Number of worker processes to use in multiprocessing enabled computations. False to disable multiprocessing. True (default) to use as many processes as cores are available. Negative numbers to use all but n available CPUs.

frame : bool

Open figures in the Eelbrain application. This provides additional functionality such as copying a figure to the clipboard. If False, open figures as normal matplotlib figures.

autorun : bool

When a figure is created, automatically enter the GUI mainloop. By default, this is True when the figure is created in interactive mode but False when the figure is created in a script (in order to run the GUI at a specific point in a script, call

show : bool

Show plots on the screen when they’re created (disable this to create plots and save them without showing them on the screen).

format : str

Default format for plots (for example “png”, “svg”, …).

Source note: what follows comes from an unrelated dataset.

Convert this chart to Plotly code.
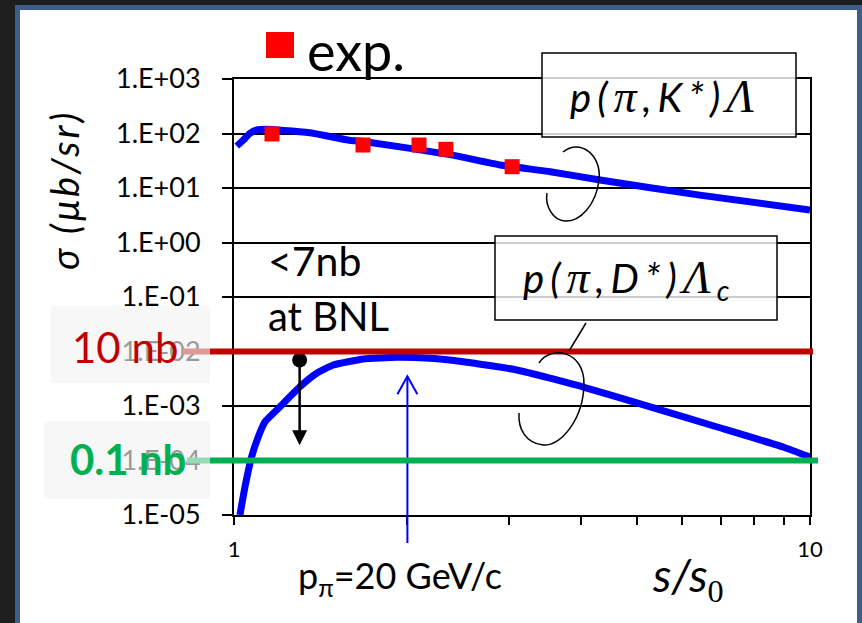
import math
import plotly.graph_objects as go

# ---- data -------------------------------------------------------------
# p(pi,K*)Lambda model curve: s/s0 vs sigma (ub/sr)
kstar_s = [1.011, 1.038, 1.066, 1.095, 1.163, 1.371, 1.577, 1.70, 2.37, 2.90, 3.54, 4.32, 6.44, 10.0]
kstar_sigma = [59, 76, 101, 116, 119, 101, 76, 70, 41, 26.4, 19.9, 14.0, 7.4, 3.95]

# p(pi,D*)Lambda_c model curve
dstar_s = [1.024, 1.045, 1.073, 1.102, 1.132, 1.202, 1.302, 1.392, 1.487, 1.677,
           1.917, 2.189, 2.50, 3.10, 4.04, 5.28, 6.90, 8.98, 10.0]
dstar_sigma = [1.0e-5, 3.3e-5, 1.17e-4, 2.73e-4, 5.15e-4, 9.7e-4, 2.26e-3, 3.98e-3, 5.65e-3, 7.28e-3,
               7.82e-3, 7.5e-3, 6.5e-3, 4.58e-3, 2.23e-3, 9.6e-4, 4.12e-4, 1.77e-4, 1.16e-4]

# measured K* points
exp_s = [1.164, 1.675, 2.095, 2.333, 3.04]
exp_sigma = [98, 61.5, 61.5, 51.3, 24.6]

# BNL upper limit (<7 nb = 7e-3 ub) and where its arrow points
bnl_s = 1.30
bnl_sigma = 7e-3
bnl_arrow_end = 1.9e-4

# reference levels (ub/sr)
level_10nb = 1e-2
level_01nb = 1e-4

# p_pi = 20 GeV/c position and the arrow tip
ppi20_s = 2.0
ppi20_tip = 3.5e-3

y_tick_vals = [1e3, 1e2, 1e1, 1e0, 1e-1, 1e-2, 1e-3, 1e-4, 1e-5]
y_tick_labels = ["1.E+03", "1.E+02", "1.E+01", "1.E+00", "1.E-01", "1.E-02", "1.E-03", "1.E-04", "1.E-05"]
x_tick_vals = [1, 2, 3, 4, 5, 6, 7, 8, 9, 10]
x_tick_labels = ["1", "", "", "", "", "", "", "", "", "10"]

# ---- page geometry ----------------------------------------------------
W, H = 862, 623
L, R, T, B = 234, 52, 79, 108
PW, PH = W - L - R, H - T - B


def px_x(x):
    return (x - L) / PW


def px_y(y):
    return (H - B - y) / PH


def path(points):
    parts = []
    for cmd, x, y in points:
        xy = "%.4f,%.4f" % (px_x(x), px_y(y))
        parts.append("%s %s" % (cmd, xy) if cmd else xy)
    return "M " + " ".join(parts)


FONT = "Lato"
SERIF = "Liberation Serif"
BLUE = "#0000ff"

fig = go.Figure()

fig.add_trace(go.Scatter(x=kstar_s, y=kstar_sigma, mode="lines",
                         line=dict(color=BLUE, width=7, shape="spline", smoothing=0.4),
                         showlegend=False, hoverinfo="skip"))
fig.add_trace(go.Scatter(x=dstar_s, y=dstar_sigma, mode="lines",
                         line=dict(color=BLUE, width=7, shape="spline", smoothing=0.4),
                         showlegend=False, hoverinfo="skip"))
fig.add_trace(go.Scatter(x=exp_s, y=exp_sigma, mode="markers",
                         marker=dict(symbol="square", size=15, color="#ff0000"),
                         showlegend=False, hoverinfo="skip"))
fig.add_trace(go.Scatter(x=[bnl_s], y=[bnl_sigma], mode="markers",
                         marker=dict(symbol="circle", size=15, color="black"),
                         showlegend=False, hoverinfo="skip"))

shapes = []
# slide panel with blue frame
shapes.append(dict(type="rect", xref="paper", yref="paper", layer="below",
                   x0=px_x(17.5), x1=px_x(859.5), y0=px_y(660), y1=px_y(7.5),
                   fillcolor="white", line=dict(color="#3d5e8c", width=5)))
# p_pi = 20 GeV/c arrow
xa = math.log10(ppi20_s)
ytip = px_y(T + (3 - math.log10(ppi20_tip)) * PH / 8)
shapes.append(dict(type="line", xref="paper", yref="paper", layer="above",
                   x0=xa, x1=xa, y0=px_y(543), y1=ytip, line=dict(color=BLUE, width=2)))
dx, dy = 10 / PW, 18 / PH
shapes.append(dict(type="path", xref="paper", yref="paper", layer="above",
                   path="M %.4f,%.4f L %.4f,%.4f L %.4f,%.4f" % (xa - dx, ytip - dy, xa, ytip, xa + dx, ytip - dy),
                   line=dict(color=BLUE, width=2)))
# reference levels
shapes.append(dict(type="line", xref="paper", yref="y", layer="above",
                   x0=px_x(181), x1=px_x(813), y0=level_10nb, y1=level_10nb,
                   line=dict(color="#c00000", width=6)))
shapes.append(dict(type="line", xref="paper", yref="y", layer="above",
                   x0=px_x(187), x1=px_x(818), y0=level_01nb, y1=level_01nb,
                   line=dict(color="#00b050", width=6)))
# translucent label plates
shapes.append(dict(type="rect", xref="paper", yref="paper", layer="above",
                   x0=px_x(51), x1=px_x(210), y0=px_y(383), y1=px_y(306),
                   fillcolor="rgba(242,242,242,0.63)", line=dict(width=0)))
shapes.append(dict(type="rect", xref="paper", yref="paper", layer="above",
                   x0=px_x(44), x1=px_x(210), y0=px_y(499), y1=px_y(421),
                   fillcolor="rgba(242,242,242,0.63)", line=dict(width=0)))
# reaction boxes
shapes.append(dict(type="rect", xref="paper", yref="paper", layer="above",
                   x0=px_x(542), x1=px_x(796), y0=px_y(137), y1=px_y(53),
                   fillcolor="rgba(255,255,255,0.8)", line=dict(color="black", width=1.5)))
shapes.append(dict(type="rect", xref="paper", yref="paper", layer="above",
                   x0=px_x(495), x1=px_x(777), y0=px_y(320), y1=px_y(236),
                   fillcolor="rgba(255,255,255,0.8)", line=dict(color="black", width=1.5)))
# curly pointers
shapes.append(dict(type="path", xref="paper", yref="paper", layer="above",
                   path=path([("", 563, 152), ("C", 580, 138), ("", 602, 155), ("", 599, 180),
                              ("C", 596, 205), ("", 580, 222), ("", 565, 221),
                              ("C", 552, 220), ("", 545, 205), ("", 547, 193)]),
                   line=dict(color="black", width=1.5)))
shapes.append(dict(type="path", xref="paper", yref="paper", layer="above",
                   path=path([("", 539, 363), ("C", 550, 345), ("", 585, 350), ("", 584, 385),
                              ("C", 583, 420), ("", 560, 447), ("", 543, 445),
                              ("C", 525, 443), ("", 518, 428), ("", 519, 413)]),
                   line=dict(color="black", width=1.5)))
shapes.append(dict(type="line", xref="paper", yref="paper", layer="above",
                   x0=px_x(586), y0=px_y(323), x1=px_x(569), y1=px_y(351),
                   line=dict(color="black", width=1.5)))
# legend swatch
shapes.append(dict(type="rect", xref="paper", yref="paper", layer="above",
                   x0=px_x(266), x1=px_x(294), y0=px_y(58), y1=px_y(32),
                   fillcolor="#ff0000", line=dict(width=0)))

ann = []


def text(x, y, s, size, color="black", xanchor="center", angle=0):
    ann.append(dict(x=px_x(x), y=px_y(y), xref="paper", yref="paper", text=s, showarrow=False,
                    xanchor=xanchor, yanchor="middle", textangle=angle,
                    font=dict(family=FONT, size=size, color=color)))


text(305, 50, "exp.", 54, xanchor="left")
text(266, 260, "&lt;7nb", 41, xanchor="left")
text(266, 316, "at BNL", 40, xanchor="left")
text(180, 347, "10 nb", 42, color="#c00000", xanchor="right")
text(188, 459, "<b>0.1 nb</b>", 42, color="#00b050", xanchor="right")

pi = "<span style='font-family:%s;font-size:46px'>π</span>" % SERIF
lam = "<span style='font-family:%s;font-size:46px'>Λ</span>" % SERIF
spaced = "<span style='letter-spacing:6px'>%s</span>"
text(665, 97, "<i>" + spaced % ("p(%s,K*)%s" % (pi, lam)) + "</i>", 40)
text(626, 279, "<i>" + spaced % ("p(%s,D*)%s" % (pi, lam)) + "<sub>c</sub></i>", 40)
text(400, 577, "p<sub>π</sub>=20 GeV/c", 36)
text(688, 578, "<i>s/s</i><sub><span style='font-family:%s'>0</span></sub>" % SERIF, 46)
text(64, 190, "<i><span style='letter-spacing:3px'>σ (μb/sr)</span></i>", 38, angle=-90)

# BNL limit arrow
ann.append(dict(x=math.log10(bnl_s), y=math.log10(bnl_arrow_end), xref="x", yref="y",
                ax=math.log10(bnl_s), ay=math.log10(bnl_sigma), axref="x", ayref="y",
                text="", showarrow=True, arrowhead=2, arrowsize=1.2, arrowwidth=2.5,
                arrowcolor="black"))

fig.update_layout(
    width=W, height=H,
    margin=dict(l=L, r=R, t=T, b=B, autoexpand=False),
    paper_bgcolor="#1e1e1e", plot_bgcolor="white",
    shapes=shapes, annotations=ann, showlegend=False,
    xaxis=dict(type="log", range=[0, 1], tickvals=x_tick_vals, ticktext=x_tick_labels,
               ticks="outside", ticklen=8, tickwidth=2, tickcolor="black",
               showline=True, linewidth=2, linecolor="black", mirror=True,
               showgrid=False, zeroline=False, ticklabelstandoff=6,
               tickfont=dict(family=FONT, size=22, color="black")),
    yaxis=dict(type="log", range=[-5, 3], tickvals=y_tick_vals, ticktext=y_tick_labels,
               ticks="outside", ticklen=10, tickwidth=2, tickcolor="black",
               showline=True, linewidth=2, linecolor="black", mirror=True,
               showgrid=True, gridcolor="black", gridwidth=1.8, zeroline=False,
               ticklabelstandoff=16,
               tickfont=dict(family=FONT, size=27, color="black")),
)

fig.write_html("out.html")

figure_background : bool | matplotlib color

While matplotlib uses a gray figure background by default, Eelbrain uses white. Set this parameter to False to use the default from matplotlib.rcParams, or set it to a valid matplotblib color value to use an arbitrary color. True to revert to the default white.

prompt_toolkit : bool

In IPython 5, prompt_toolkit allows running the GUI main loop in parallel to the Terminal, meaning that the IPython terminal and GUI windows can be used without explicitly switching between Terminal and GUI. This feature is enabled by default, but can be disabled by setting prompt_toolkit=False.

animate : bool

Animate plot navigation (default True).

nice : int [-20, 19]

Scheduling priority for muliprocessing (larger number yields more to other processes; negative numbers require root privileges).

tqdm : bool

Enable or disable tqdm progress bars.